Nuclear Deal or Not, Hezbollah Must Disarm
©This is Beirut

The Shia of Lebanon who pledge allegiance to Iranian Supreme Leader Ali Khamenei should ask themselves these questions: Why do they boycott American products when Khamenei invites Americans to invest in Iran and promises Washington $4 billion in contracts? Why do these Shia have to live in tents, erected atop their razed homes, and not surrender Hezbollah’s arms in return for reconstruction money? Why does Khamenei concede on his nuclear program while Hezbollah fights for a worthless sliver of border territory disputed with Israel?

The answer to all these questions is one: Since 1979, Islamist Iran has been using the Shia in Arab countries as fuel for the massive bonfire it has lit to blackmail the world. Iran solicits the highest international bidder to extinguish or contain the flames—until it needs to light the fire again.

Pro-Iran Shia of Lebanon should wake up and smell the coffee. There will be no global Shia Islamist republic. There will be no liberation of Palestine. There will be no salvation. It is what it is. Every nation is fighting for its own survival and interests. It is high time the Shia realize that cash and arms from Iran are short-term gains that come at a high cost—in blood and treasure.

Nothing, absolutely nothing, justifies the death of over 5,000 of the best and brightest Shia men in the war that Hezbollah started with Israel. Jerusalem is not Lebanese, and the road to it should not be lined with Lebanese Shia blood. Shia voices should rise up and say: enough is enough.

Speaker Nabih Berri, the top Shia official in Lebanon, must give up populism and tell the Shia what is in their interests, not what the pro-Iran Shia like to hear. Detaching the Shia of Lebanon from Islamist Iran is imperative and is in the best interests of the Shia and Lebanon at large. Pro-Iran Shia should stop behaving as a fifth column and endorse Lebanon, whose national interests are their own.

Although they are not Shia, President Joseph Aoun and Prime Minister Nawaf Salam must step up and treat the Shia of Lebanon as Lebanese citizens—not as a separate entity. Invite Hezbollah to surrender its arms and give it a deadline. If it does not, rally the Lebanese and the army to disarm Hezbollah, forcefully if need be. If pro-Iran Shia are crazy enough and enjoy suicide from time to time, the state should not let them drag Lebanon into their endless infernos.

Islamist Iran may strike a deal with America—or it may not. Aoun and Salam have thus far waited and watched. If a deal is reached, they will avoid confronting Hezbollah.
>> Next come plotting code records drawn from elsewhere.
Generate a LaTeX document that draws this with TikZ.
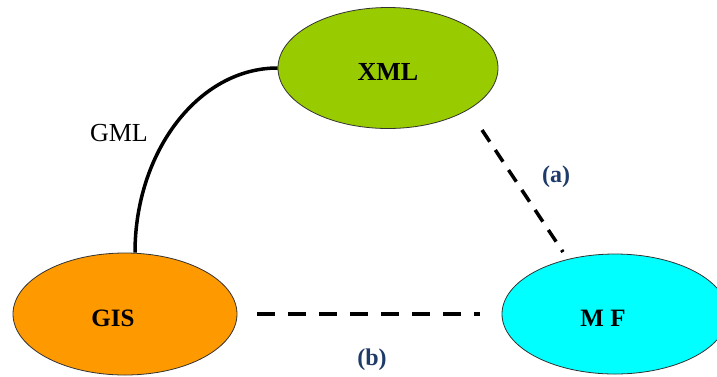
\documentclass[tikz,border=0pt]{standalone}
\usepackage{fontspec}
\setmainfont{Liberation Serif}
\usetikzlibrary{shapes.geometric}
\definecolor{xmlgreen}{HTML}{99CC00}
\definecolor{gisorange}{HTML}{FF9900}
\definecolor{mfcyan}{HTML}{00FFFF}
\definecolor{labelblue}{HTML}{1F3B6A}
\begin{document}
\begin{tikzpicture}[x=1pt,y=-1pt,
  blob/.style={ellipse, draw=black!80, line width=0.8pt, minimum width=224pt,
    minimum height=122pt, inner sep=0pt, text height=25pt, text depth=0pt,
    font=\fontsize{25}{30}\selectfont\bfseries},
  dashb/.style={line width=3.5pt, dash pattern=on 18pt off 13pt},
  dasha/.style={line width=3.5pt, dash pattern=on 14pt off 10pt},
  lbl/.style={font=\fontsize{24}{28}\selectfont\bfseries, text=labelblue},
  link/.style={line width=3.5pt}]
\useasboundingbox (0,0) rectangle (717,376);
\clip (0,0) rectangle (717,376);
\node[blob, fill=xmlgreen, minimum width=220pt, minimum height=121pt,
  font=\fontsize{26}{30}\selectfont\bfseries] (xml) at (388,68) {XML};
\node[blob, fill=gisorange] (gis) at (125,314) {\hspace*{-24pt}GIS};
\node[blob, fill=mfcyan, minimum width=226pt, minimum height=120pt] (mf) at (615,314) {\hspace*{-24pt}M F};
\draw[link] (xml.west) .. controls +(-79,0) and +(0,-101) .. ([xshift=10pt]gis.north);
\coordinate (a1) at (482,130);
\coordinate (a2) at (563,252);
\draw[dasha] (a1) -- (a2);
\draw[dashb, shorten <=20pt, shorten >=22pt] (gis.east) -- (mf.west);
\node[font=\fontsize{26}{30}\selectfont] (gml) at (119,133) {GML};
\node[lbl] (la) at (556,177) {(a)};
\node[lbl] (lb) at (372,360) {(b)};
\end{tikzpicture}
\end{document}
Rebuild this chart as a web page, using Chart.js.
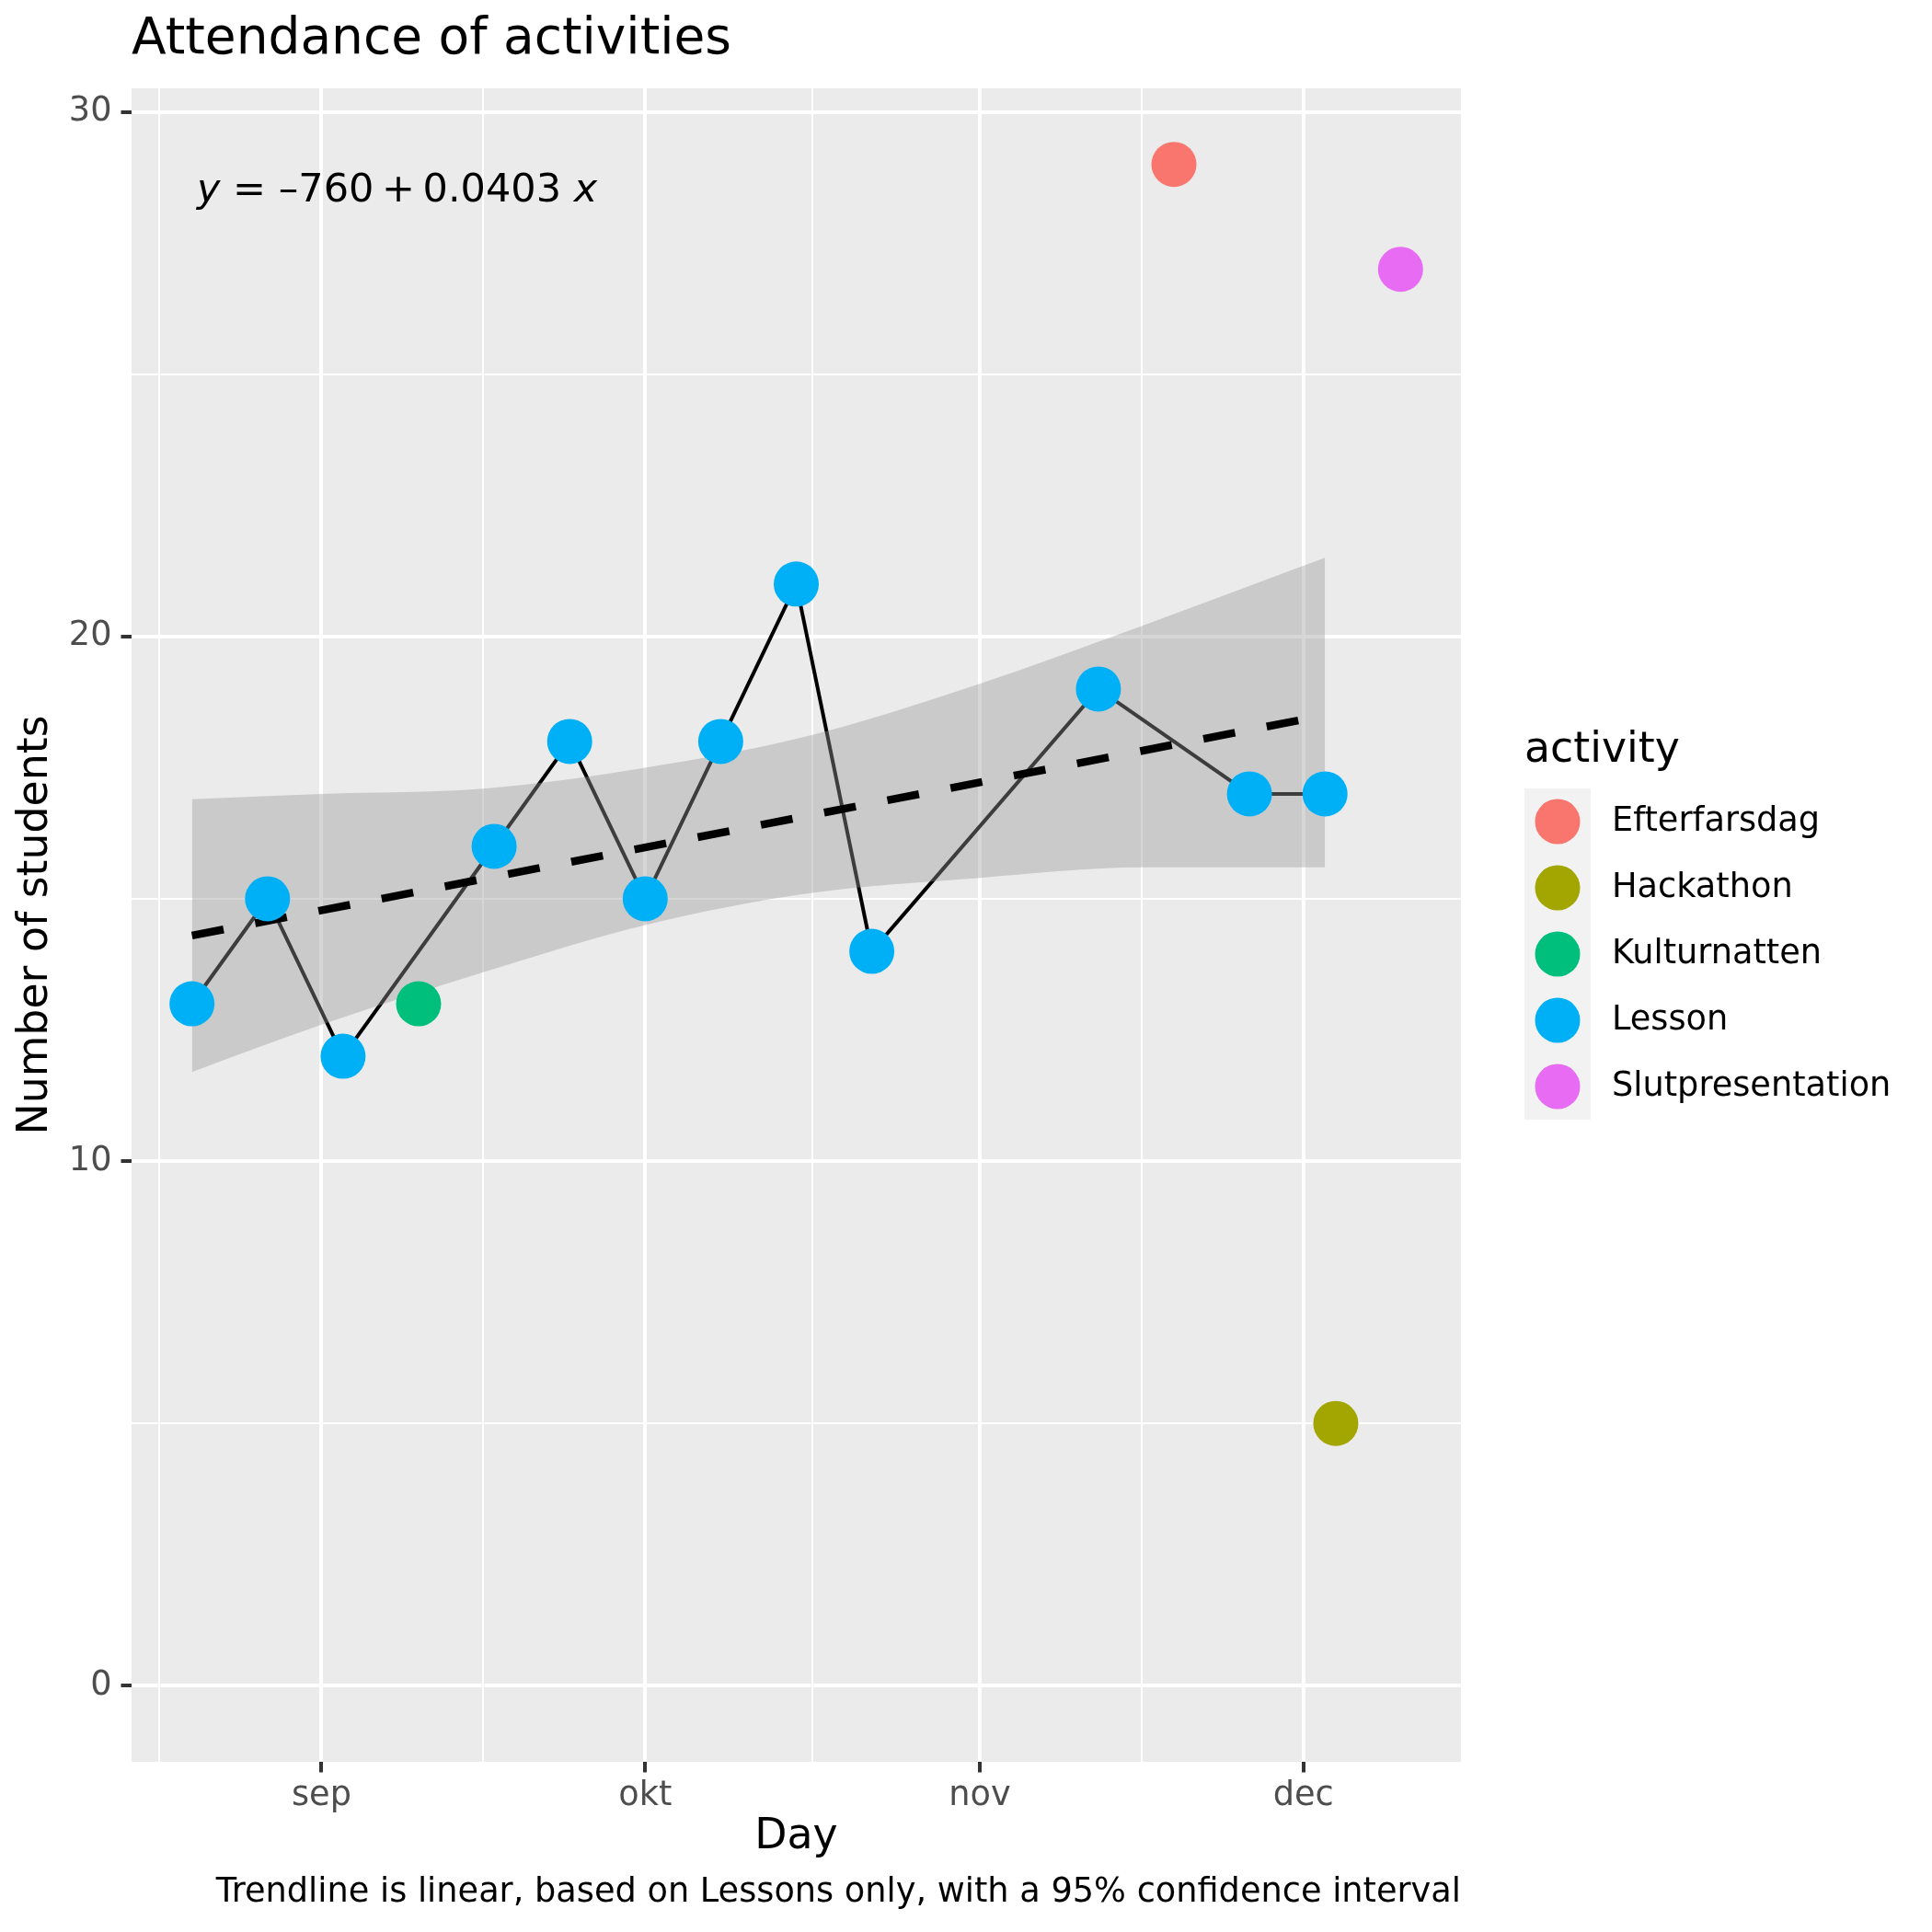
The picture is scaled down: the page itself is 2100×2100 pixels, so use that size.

If no deal is made and Iran is struck, they will likely intensify pressure on Hezbollah to disarm.

 

Regardless, Beirut must act to disarm Hezbollah—with or without an American nuclear agreement with Iran. Aoun and Salam can rescue Lebanon from regional conflagration by neutralizing the militia. If they fail to do so, no amount of reconstruction or reform will be enough to fix the country.

As for Lebanon’s pro-Iran Shia, they must reexamine the fallacies they continue to peddle day and night. The claim that Hezbollah’s arms protect them has proven false. When it came to facing Israel, the Jewish state chewed up Hezbollah and spat it out—killing Nasrallah and dozens of his lieutenants, razing Hezbollah strongholds, and seizing five strategic hills.

 

If Hezbollah’s weapons were meant for defense, they failed. Instead, they brought death and destruction to Lebanon and the Shia.

The late Hassan Nasrallah often mocked the adage that “Lebanon’s strength lies in its weakness,” insisting instead that Hezbollah’s might had empowered Lebanon and deterred Israel. So where is Nasrallah now, and what remains of his theory about Lebanon’s strength? Nasrallah is dead, and with him, Lebanon must bury the flawed thinking that overestimated the power of Hezbollah and the state it claimed to serve.

Lebanon’s strength does indeed lie in its weakness—in its distance from regional entanglements. The sooner Aoun and Salam realize this and act swiftly to disarm Hezbollah, the safer Lebanon will be.